Some medieval authors early established a ‘canonical’ position—notably, Dante in Italy, and in England Chaucer, who is acclaimed as a leading poet from the early fifteenth century (and who provokes the first distinguished criticism of an English medieval author, in Dryden’s splendid seventeenth-century appreciation). Other writers and works slip out of sight, and are rediscovered by enthusiastic later critics. Thomas Warton’s History of English Poetry (1774–81) treats a wide range of the earlier literature: it is remarkable for the breadth of its knowledge and for the sympathy of its judgements.
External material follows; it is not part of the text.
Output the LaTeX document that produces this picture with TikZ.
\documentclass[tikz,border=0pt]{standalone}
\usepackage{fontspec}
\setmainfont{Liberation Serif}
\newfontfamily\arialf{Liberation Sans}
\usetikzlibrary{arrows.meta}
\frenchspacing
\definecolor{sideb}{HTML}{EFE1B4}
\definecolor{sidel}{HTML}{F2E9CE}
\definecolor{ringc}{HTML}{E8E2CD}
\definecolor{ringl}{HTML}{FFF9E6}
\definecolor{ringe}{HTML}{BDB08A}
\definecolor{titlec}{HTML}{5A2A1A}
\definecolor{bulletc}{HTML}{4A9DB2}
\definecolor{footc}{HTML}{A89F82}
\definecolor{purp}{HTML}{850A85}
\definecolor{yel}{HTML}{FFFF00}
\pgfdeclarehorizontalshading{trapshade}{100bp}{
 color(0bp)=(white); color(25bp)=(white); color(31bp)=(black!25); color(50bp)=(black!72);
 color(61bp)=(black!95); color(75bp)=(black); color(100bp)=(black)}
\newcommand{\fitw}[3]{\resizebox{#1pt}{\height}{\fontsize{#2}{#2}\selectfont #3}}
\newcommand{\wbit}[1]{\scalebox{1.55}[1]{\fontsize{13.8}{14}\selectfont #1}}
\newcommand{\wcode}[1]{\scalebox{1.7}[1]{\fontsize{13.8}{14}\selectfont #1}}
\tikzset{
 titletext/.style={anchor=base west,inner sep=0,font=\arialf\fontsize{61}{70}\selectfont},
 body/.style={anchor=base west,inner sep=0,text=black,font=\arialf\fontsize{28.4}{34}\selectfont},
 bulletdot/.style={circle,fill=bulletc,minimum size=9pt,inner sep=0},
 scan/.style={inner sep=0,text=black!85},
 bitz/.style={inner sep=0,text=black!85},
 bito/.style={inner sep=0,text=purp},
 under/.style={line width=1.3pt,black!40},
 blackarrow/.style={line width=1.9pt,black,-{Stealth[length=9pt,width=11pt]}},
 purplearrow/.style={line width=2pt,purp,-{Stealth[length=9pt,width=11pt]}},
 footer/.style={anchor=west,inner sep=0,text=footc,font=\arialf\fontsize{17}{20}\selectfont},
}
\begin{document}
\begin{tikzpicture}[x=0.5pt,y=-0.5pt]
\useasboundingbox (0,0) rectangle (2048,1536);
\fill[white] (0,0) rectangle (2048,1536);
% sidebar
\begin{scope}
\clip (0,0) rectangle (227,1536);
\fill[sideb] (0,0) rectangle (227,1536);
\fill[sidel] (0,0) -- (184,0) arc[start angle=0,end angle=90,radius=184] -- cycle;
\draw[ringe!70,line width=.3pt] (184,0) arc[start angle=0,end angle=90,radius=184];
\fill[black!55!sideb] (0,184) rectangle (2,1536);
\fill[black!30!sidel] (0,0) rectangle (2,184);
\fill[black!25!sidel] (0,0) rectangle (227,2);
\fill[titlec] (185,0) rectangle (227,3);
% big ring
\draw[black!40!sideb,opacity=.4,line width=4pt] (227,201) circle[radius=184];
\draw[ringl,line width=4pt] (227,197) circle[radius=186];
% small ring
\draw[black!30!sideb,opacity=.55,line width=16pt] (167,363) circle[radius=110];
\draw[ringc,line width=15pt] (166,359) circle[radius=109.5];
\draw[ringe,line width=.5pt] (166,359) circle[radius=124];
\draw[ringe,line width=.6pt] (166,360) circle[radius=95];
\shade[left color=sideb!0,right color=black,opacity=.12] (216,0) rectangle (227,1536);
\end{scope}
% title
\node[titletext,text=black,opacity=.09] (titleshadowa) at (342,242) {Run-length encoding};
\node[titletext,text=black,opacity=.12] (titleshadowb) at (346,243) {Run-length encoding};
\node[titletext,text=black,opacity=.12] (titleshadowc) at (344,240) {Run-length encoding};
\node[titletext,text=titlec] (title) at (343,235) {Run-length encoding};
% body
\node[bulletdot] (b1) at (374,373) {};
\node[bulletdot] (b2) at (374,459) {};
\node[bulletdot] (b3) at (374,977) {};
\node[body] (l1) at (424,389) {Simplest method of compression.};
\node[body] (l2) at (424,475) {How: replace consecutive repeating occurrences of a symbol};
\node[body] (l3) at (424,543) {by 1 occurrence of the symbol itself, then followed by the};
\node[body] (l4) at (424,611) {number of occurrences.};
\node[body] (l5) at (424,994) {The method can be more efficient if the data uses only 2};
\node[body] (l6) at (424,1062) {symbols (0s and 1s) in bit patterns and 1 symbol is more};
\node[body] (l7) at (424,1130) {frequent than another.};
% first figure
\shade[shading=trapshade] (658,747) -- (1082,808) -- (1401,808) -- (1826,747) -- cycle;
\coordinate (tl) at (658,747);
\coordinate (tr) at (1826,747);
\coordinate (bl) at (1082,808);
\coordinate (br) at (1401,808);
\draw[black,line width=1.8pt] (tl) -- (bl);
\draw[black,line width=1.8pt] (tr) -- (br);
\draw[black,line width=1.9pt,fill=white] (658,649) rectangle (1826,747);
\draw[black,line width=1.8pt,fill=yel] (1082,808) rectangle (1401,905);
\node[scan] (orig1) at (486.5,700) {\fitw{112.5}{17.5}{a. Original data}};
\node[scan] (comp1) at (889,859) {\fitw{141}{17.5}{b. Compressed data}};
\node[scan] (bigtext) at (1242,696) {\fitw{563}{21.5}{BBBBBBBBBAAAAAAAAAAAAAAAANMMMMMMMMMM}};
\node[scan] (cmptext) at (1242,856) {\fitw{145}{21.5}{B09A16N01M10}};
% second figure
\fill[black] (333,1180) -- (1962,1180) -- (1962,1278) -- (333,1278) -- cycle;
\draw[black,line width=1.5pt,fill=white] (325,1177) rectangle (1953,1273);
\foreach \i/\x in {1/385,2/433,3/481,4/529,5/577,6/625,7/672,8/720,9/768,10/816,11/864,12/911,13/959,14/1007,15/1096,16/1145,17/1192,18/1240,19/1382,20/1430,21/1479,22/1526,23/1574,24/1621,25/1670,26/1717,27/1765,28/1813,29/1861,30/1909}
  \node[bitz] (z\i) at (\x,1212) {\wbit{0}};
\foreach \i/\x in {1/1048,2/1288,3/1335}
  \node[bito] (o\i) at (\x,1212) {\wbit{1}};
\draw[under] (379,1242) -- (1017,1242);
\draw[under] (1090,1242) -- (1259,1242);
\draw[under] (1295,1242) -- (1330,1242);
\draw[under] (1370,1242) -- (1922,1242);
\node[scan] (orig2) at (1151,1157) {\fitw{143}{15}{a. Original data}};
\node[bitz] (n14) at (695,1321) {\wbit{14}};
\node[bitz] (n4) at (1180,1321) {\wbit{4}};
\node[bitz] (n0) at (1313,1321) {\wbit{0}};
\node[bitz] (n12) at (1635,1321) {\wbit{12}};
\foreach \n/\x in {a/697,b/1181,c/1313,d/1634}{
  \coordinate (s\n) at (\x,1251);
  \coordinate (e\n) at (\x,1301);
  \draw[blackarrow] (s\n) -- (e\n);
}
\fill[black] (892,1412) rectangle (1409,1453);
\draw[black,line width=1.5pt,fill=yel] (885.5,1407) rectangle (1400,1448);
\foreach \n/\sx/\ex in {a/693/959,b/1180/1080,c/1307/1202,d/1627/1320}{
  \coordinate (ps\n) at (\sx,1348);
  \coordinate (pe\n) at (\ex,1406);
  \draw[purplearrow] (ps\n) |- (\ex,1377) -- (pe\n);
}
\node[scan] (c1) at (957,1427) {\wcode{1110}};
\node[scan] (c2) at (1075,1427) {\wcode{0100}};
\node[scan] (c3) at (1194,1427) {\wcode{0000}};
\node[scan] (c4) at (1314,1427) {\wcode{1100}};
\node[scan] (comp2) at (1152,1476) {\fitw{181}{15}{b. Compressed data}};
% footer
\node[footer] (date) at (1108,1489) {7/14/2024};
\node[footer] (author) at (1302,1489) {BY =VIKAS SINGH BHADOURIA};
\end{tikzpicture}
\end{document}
From the end of the nineteenth century, medieval literature became a subject for academic university criticism, and the products of this in general reflect the changing emphases and fashions of that discipline. However, the particular characteristics of the literature have meant that the criticism has usually been more attentive to the historical contexts, and more wholeheartedly comparativist in scope (as in the work of W.P.Ker, 1897) than that of later periods has been. 

Distinctive too has been a tension (often a creative one) between a ‘Romantic’ enthusiasm for early literature, leading, for instance, to a stress on the quality of individuality, and a firmly non-romantic approach, which would stress the importance of tradition and convention (seen, for instance, in the work of E.R.Curtius, 1953, on rhetorical topics). More recently, structuralist, post-structuralist, feminist and neo-historicist studies have appeared. Rather interestingly, medieval literary works have always presented some of the problems that these later theories have had to address: the frequent absence of the ‘author’, the instability of the ‘text’, the fragmentary context, the sense of difference or ‘alterity’ alongside the flash of recognition, and so on. In the end, however, it is the quality of the best medieval literature that is its true memorial—as Edwin Muir in his Autobiography says of his discovery of medieval art in Italy: ‘things truly made preserve themselves through time in the first freshness of their nature.’